Dengan sejumlah kontra dan kendala yang ada, apabila diamati mendalam, hal-hal tersebut sejatinya bukan mengartikan bahwa RUU TPKS tidak memiliki harapan untuk segera disahkan. Silang pendapat yang hadir masih berpeluang untuk menemukan jalan keluar. Oleh karena itu, harapan untuk RUU TPKS menjadi inisiatif DPR, lalu disahkan, masih ada.

Seperti yang dikatakan oleh Gugum Ridho Putra, kerja keras DPR RI dalam merespons kebutuhan hukum masyarakat, yaitu payung hukum tegas untuk melindungi masyarakat dari kasus pelecehan seksual, tetap harus diapresiasi.

Ia menyampaikan, meskipun RUU TPKS memang mendesak untuk segera disahkan, perumusan aturan tersebut harus dilalui dengan kecermatan yang tinggi sehingga tidak melahirkan pasal-pasal multitafsir, memberi peluang oknum melakukan kesewenangan, dan membuka peluang persoalan hukum lain.

Dari seluruh penjelasan di atas, dapat disimpulkan bahwa pengawalan dan pendorongan agar RUU TPKS segera disahkan sebagai payung hukum yang mellindungi bangsa dari segala bentuk kekerasan seksual memang tidak bisa diabaikan.
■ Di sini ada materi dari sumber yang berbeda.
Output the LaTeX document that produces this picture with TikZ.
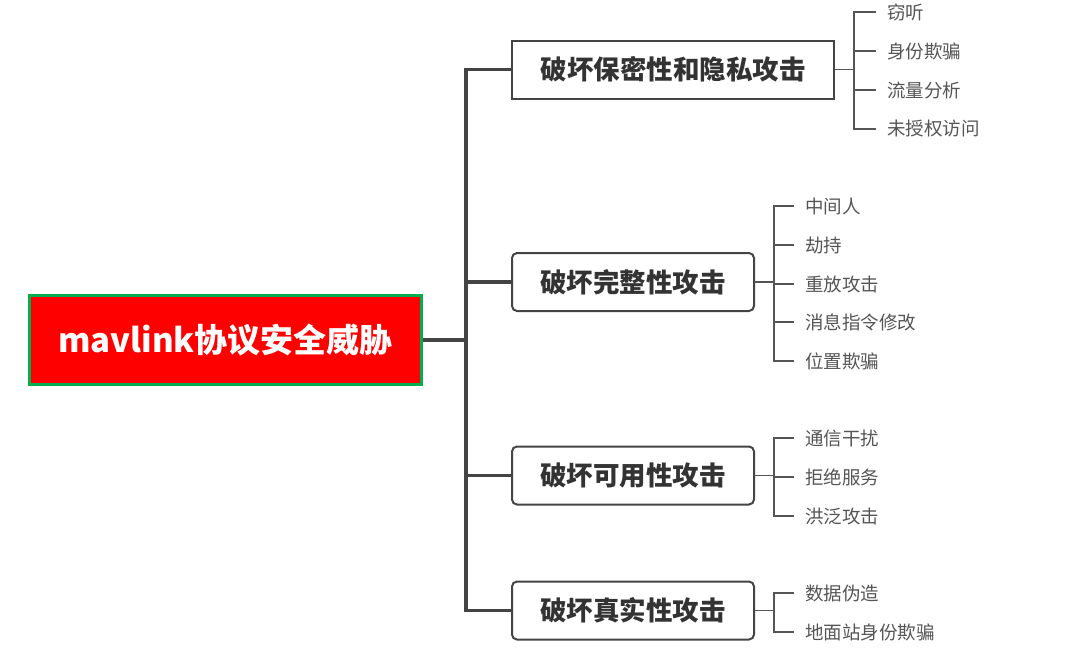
\documentclass[tikz,border=0pt]{standalone}
\usepackage{fontspec}
\newfontfamily\cjk{Noto Sans CJK SC}
\definecolor{linegray}{HTML}{444444}
\definecolor{leafgray}{HTML}{555555}
\definecolor{boxtext}{HTML}{333333}
\definecolor{rootgreen}{HTML}{00B050}
\tikzset{
  rootbox/.style={draw=rootgreen, line width=3pt, fill=red, text=white, font=\cjk\bfseries\fontsize{33}{36}\selectfont, minimum width=392pt, minimum height=89pt, inner sep=0pt},
  mainbox/.style={draw=linegray, line width=2pt, fill=white, text=boxtext, font=\cjk\bfseries\fontsize{26.5}{30}\selectfont, minimum height=58pt, inner sep=0pt},
  leaf/.style={anchor=west, text=leafgray, font=\cjk\fontsize{18.5}{21}\selectfont, inner xsep=11pt, inner ysep=0pt},
  trunk/.style={draw=linegray, line width=3.2pt},
  twig/.style={draw=leafgray, line width=1.8pt},
}
\begin{document}
\begin{tikzpicture}[x=1pt,y=-1pt]
\useasboundingbox (0,0) rectangle (1080,651);
\node[rootbox] (root) at (225.5,340) {mavlink协议安全威胁};
\node[mainbox, minimum width=322pt] (b1) at (673,69.5) {破坏保密性和隐私攻击};
\node[mainbox, minimum width=242pt, rounded corners=5pt] (b2) at (633,282) {破坏完整性攻击};
\node[mainbox, minimum width=242pt, rounded corners=5pt] (b3) at (633,475.5) {破坏可用性攻击};
\node[mainbox, minimum width=242pt, rounded corners=5pt] (b4) at (633,610.5) {破坏真实性攻击};
\coordinate (tr) at (466,0);
\draw[trunk] (root.east) -- (root.east -| tr);
\draw[trunk] (b1.west) -- (b1.west -| tr) -- (b4.west -| tr) -- (b4.west);
\draw[trunk] (b2.west -| tr) -- (b2.west);
\draw[trunk] (b3.west -| tr) -- (b3.west);
% leaves of b1
\node[leaf] (l11) at (876,12) {窃听};
\node[leaf] (l12) at (876,51) {身份欺骗};
\node[leaf] (l13) at (876,90) {流量分析};
\node[leaf] (l14) at (876,129) {未授权访问};
\coordinate (j1) at (854,0);
\draw[twig] (b1.east) -- (b1.east -| j1);
\draw[twig] (l11.west) -- (l11.west -| j1) -- (l14.west -| j1) -- (l14.west);
\draw[twig] (l12.west -| j1) -- (l12.west);
\draw[twig] (l13.west -| j1) -- (l13.west);
% leaves of b2
\coordinate (j2) at (774,0);
\node[leaf] (l21) at (794,206) {中间人};
\node[leaf] (l22) at (794,245) {劫持};
\node[leaf] (l23) at (794,284) {重放攻击};
\node[leaf] (l24) at (794,322) {消息指令修改};
\node[leaf] (l25) at (794,361) {位置欺骗};
\draw[twig] (b2.east) -- (b2.east -| j2);
\draw[twig] (l21.west) -- (l21.west -| j2) -- (l25.west -| j2) -- (l25.west);
\draw[twig] (l22.west -| j2) -- (l22.west);
\draw[twig] (l23.west -| j2) -- (l23.west);
\draw[twig] (l24.west -| j2) -- (l24.west);
% leaves of b3
\node[leaf] (l31) at (794,438) {通信干扰};
\node[leaf] (l32) at (794,477) {拒绝服务};
\node[leaf] (l33) at (794,516) {洪泛攻击};
\draw[twig] (b3.east) -- (b3.east -| j2);
\draw[twig] (l31.west) -- (l31.west -| j2) -- (l33.west -| j2) -- (l33.west);
\draw[twig] (l32.west -| j2) -- (l32.west);
% leaves of b4
\node[leaf] (l41) at (794,593) {数据伪造};
\node[leaf] (l42) at (794,632) {地面站身份欺骗};
\draw[twig] (b4.east) -- (b4.east -| j2);
\draw[twig] (l41.west) -- (l41.west -| j2) -- (l42.west -| j2) -- (l42.west);
\end{tikzpicture}
\end{document}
Di samping itu, yang tidak kalah penting untuk dipahami adalah penantian yang panjang terhadap pengesahan RUU TPKS karena berbagai pandangan yang ada sudah sepatutnya diolah menjadi harapan dan optimisme bahwa peraturan itu ke depannya mampu menjadi payung hukum terbaik bagi segenap bangsa Indonesia agar terlindungi dari kekerasan seksual.